The issue: Rush skeletonweed
Rush skeletonweed (Chondrilla juncea) is a taprooted, simple perennial that can grow to four feet tall. It is very difficult to control once it gets established.
In the first year, rush skeletonweed forms a rosette that looks much like a dandelion. The stems, usually one per rosette, are green, mostly leafless, and have many branches with flower clusters
Rush skeletonweed thrive in our high desert area and most often is found in sagebrush and scablands.
Rush skeletonweed reproduces by seed and lateral roots. Seeds have a pappus (tuft of hair) and are distributed by the wind. It may grow from root fragments that are four feet deep. Most germination occurs early spring, but there is also some summer germination. Average seed production is 15,000 seeds per plant.
Integrated pest management options:
· Prevention: Feed weed-free hay; keep ditch banks free of seed-producing plants; clean equipment; use weed-free seeds.
· Mechanical: Repeated mowing before flowering; repeated removal of top growth at least every 21 days to reduce root reserves; bag and discard any flowering parts.
· Cultural: Manage land to improve competitiveness of beneficial plants; don’t overgraze pastures and rangeland
· Biological: Sheep and goats will graze, but not when plants have seeds; approved gall midge, gall mite, root moth and rust help.
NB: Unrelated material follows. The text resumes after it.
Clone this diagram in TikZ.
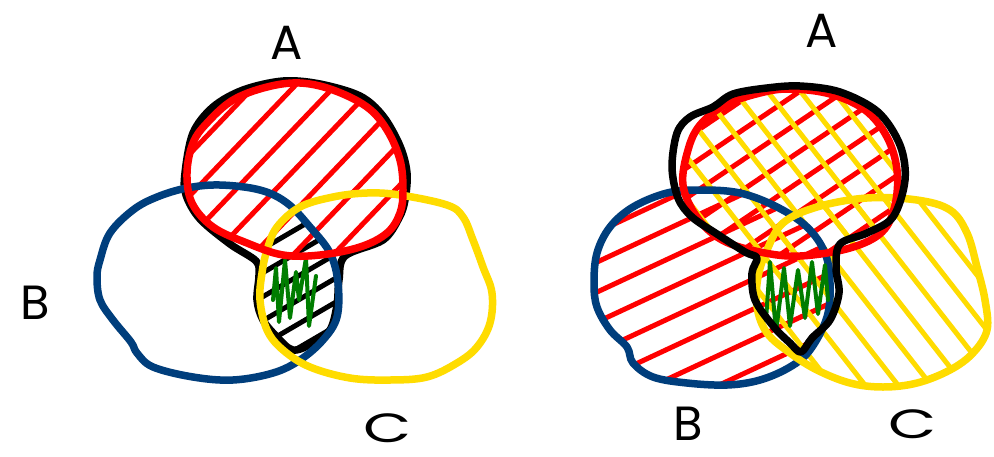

· Chemical: Apply herbicides to rosette in spring or fall. Be sure the target weed and crop or landscape situations are listed on the product label. Always read and follow herbicide label directions.
Rush skeletonweed seeds only remain viable for up to 18 months in field conditions, but once populations are established most reproduction occurs from the roots which are difficult to kill—a long-term program is essential. Combine different IPM options over a period of years to help improve the effectiveness of your efforts.